Green and Conservative councillors pushed through all seven suggestions put forward, with Labour members either opposing or abstaining from voting for six points of action.

Committee chair councillor Carmen Appich said the majority of his ideas, including proposals for new signs, fell under other members’ wards.

Councillors unanimously agreed to praise workers at the Seafront Office for dealing with anti-social behaviour on Hove Lawns and beyond.

  1. Valerie Reply

    So basically a negative trajectory is forming so our open spaces are increasingly unsafe….

  2. Billy Reply

    I’m not sure you’ve got your reporting of this right.
    Half the local population is off work or off school or working from home, and with extra time on their hands. It’s sunny and we are allowed out, after 8-10 weeks of being told to stay at home.
    Before lockdown, it was a wet winter.
    We now complain that there are more people in parks or on the beach, and out later or gathering in groups – when this should be no surprise.
    All this will continue until we get more people back to work, or back to school.
    In the short term, hassling people for being out won’t help, and nor will trying to assert rules and regulations at a time when most people have lost all respect for government.
    Bad leadership, is where you don’t understand and adapt to what is going on.
    This is just like when a teacher loses control of their class. Too late now.
    On the plus side, I think people are just using outdoor spaces in a relaxed way – and that’s good. The fact they don’t have to get up early in the morning means they stay out late or maybe drink too much.
    If you want to understand current behaviour then just assume the city is full of locals who are on holiday.
    We people need more cleaners than we need extra police.

    • TOWYN Reply

      You said ‘We need more cleaners than we need extra police’

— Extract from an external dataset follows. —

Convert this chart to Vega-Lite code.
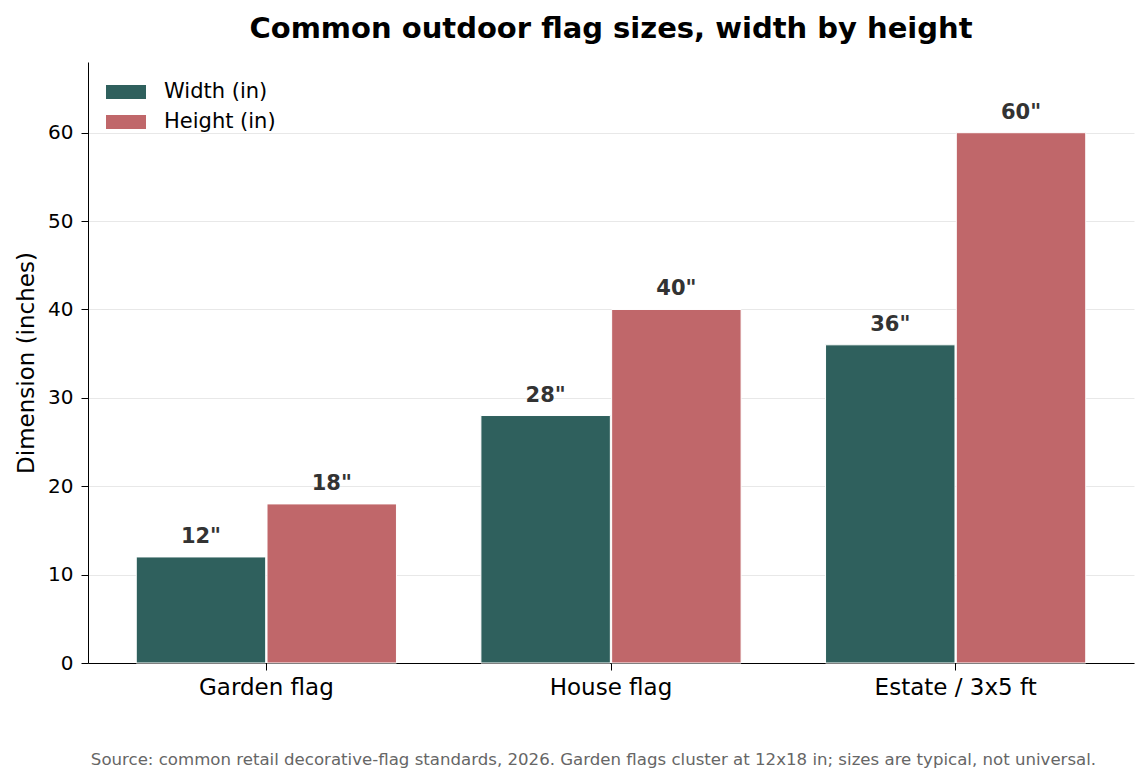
{
  "$schema": "https://vega.github.io/schema/vega-lite/v6.json",
  "autosize": {"type": "none"},
  "width": 1046,
  "height": 601,
  "padding": {"left": 88, "top": 62, "right": 14, "bottom": 120},
  "background": "white",
  "title": {
    "text": "Common outdoor flag sizes, width by height",
    "font": "DejaVu Sans",
    "fontSize": 29,
    "fontWeight": "bold",
    "color": "#000000",
    "anchor": "middle",
    "offset": 18
  },
  "data": {
    "values": [
      {"flag": "Garden flag", "dim": "Width (in)", "value": 12},
      {"flag": "Garden flag", "dim": "Height (in)", "value": 18},
      {"flag": "House flag", "dim": "Width (in)", "value": 28},
      {"flag": "House flag", "dim": "Height (in)", "value": 40},
      {"flag": "Estate / 3x5 ft", "dim": "Width (in)", "value": 36},
      {"flag": "Estate / 3x5 ft", "dim": "Height (in)", "value": 60}
    ]
  },
  "transform": [
    {"calculate": "datum.value + '\"'", "as": "label"}
  ],
  "encoding": {
    "x": {
      "field": "flag",
      "type": "nominal",
      "sort": ["Garden flag", "House flag", "Estate / 3x5 ft"],
      "scale": {"paddingInner": 0.245, "paddingOuter": 0.14},
      "axis": {
        "title": "Source: common retail decorative-flag standards, 2026. Garden flags cluster at 12x18 in; sizes are typical, not universal.",
        "titleFont": "DejaVu Sans",
        "titleFontSize": 16.6,
        "titleFontWeight": "normal",
        "titleColor": "#666666",
        "titlePadding": 52,
        "titleX": 505,
        "labelAngle": 0,
        "labelFontSize": 23,
        "labelPadding": 6,
        "labelColor": "#000000",
        "tickColor": "#000000",
        "tickSize": 7,
        "domainColor": "#000000"
      }
    },
    "xOffset": {
      "field": "dim",
      "type": "nominal",
      "sort": ["Width (in)", "Height (in)"],
      "scale": {"paddingInner": 0.01}
    },
    "y": {
      "field": "value",
      "type": "quantitative",
      "scale": {"domain": [0, 68], "nice": false},
      "axis": {
        "title": "Dimension (inches)",
        "titleFontSize": 23,
        "titleFontWeight": "normal",
        "titleColor": "#000000",
        "titlePadding": 9,
        "values": [0, 10, 20, 30, 40, 50, 60],
        "labelFontSize": 20,
        "labelColor": "#000000",
        "labelPadding": 8,
        "tickColor": "#000000",
        "tickSize": 7,
        "domainColor": "#000000",
        "grid": true,
        "gridColor": "#e8e8e8"
      }
    },
    "color": {
      "field": "dim",
      "type": "nominal",
      "sort": ["Width (in)", "Height (in)"],
      "scale": {"domain": ["Width (in)", "Height (in)"], "range": ["#2f605d", "#c0676a"]},
      "legend": {
        "title": null,
        "orient": "none",
        "legendX": 18,
        "legendY": 10,
        "labelFontSize": 21,
        "labelColor": "#000000",
        "symbolType": "M-1,-0.35L1,-0.35L1,0.35L-1,0.35Z",
        "symbolSize": 1600,
        "symbolStrokeWidth": 0,
        "symbolOpacity": 1,
        "rowPadding": -10,
        "labelOffset": 18
      }
    }
  },
  "layer": [
    {
      "mark": {"type": "bar", "stroke": "white", "strokeWidth": 1}
    },
    {
      "mark": {"type": "text", "dy": -20, "fontSize": 21, "fontWeight": "bold", "color": "#333333"},
      "encoding": {
        "text": {"field": "label"},
        "color": {"value": "#333333"}
      }
    }
  ],
  "config": {
    "font": "DejaVu Sans",
    "view": {"stroke": null},
    "axisX": {"grid": false}
  }
}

      Our survey says ‘Hello?!? Is that the police??? There is someone in my house right now, I think they are taking my things! I think they are burglars! Please come quickly… I am scared and I don’t know what to do’

      ‘Hello caller, not to worry, we are sending a cleaner to you right now.’

      Yeah. As if.

  3. GW Reply

    The people best placed to say whether this is a problem or not are those that have to clear up afterwards. That’s City Clean staff and volunteer litter pickers. As one of the latter, I can say that people have definitely started using the shrubberies in our public green spaces as toilets. My haul from litter picking the shrubberies in a public garden in Regency ward yesterday included used sanitary towels, soiled nappies and streams of soiled loo roll. This while side stepping large piles of poo.
    It’s probably in part due to the closure of public toilets, but the fact that people are bringing loo roll to a public garden suggests they fully expect to be taking a dump while they are there.
    They are not even always very discreet. During my stint yesterday afternoon a man pointed percy at the privet while standing on the path immediately next to a bench where a woman was sitting. The concern is that this will become the new normal.
    It’s already an offence to drop litter, urinate or defecate in a public place, but impossible to enforce the laws without more bobbies on the beat. Worth considering a period of zero tolerance to nip this in the bud before it becomes a public health hazard.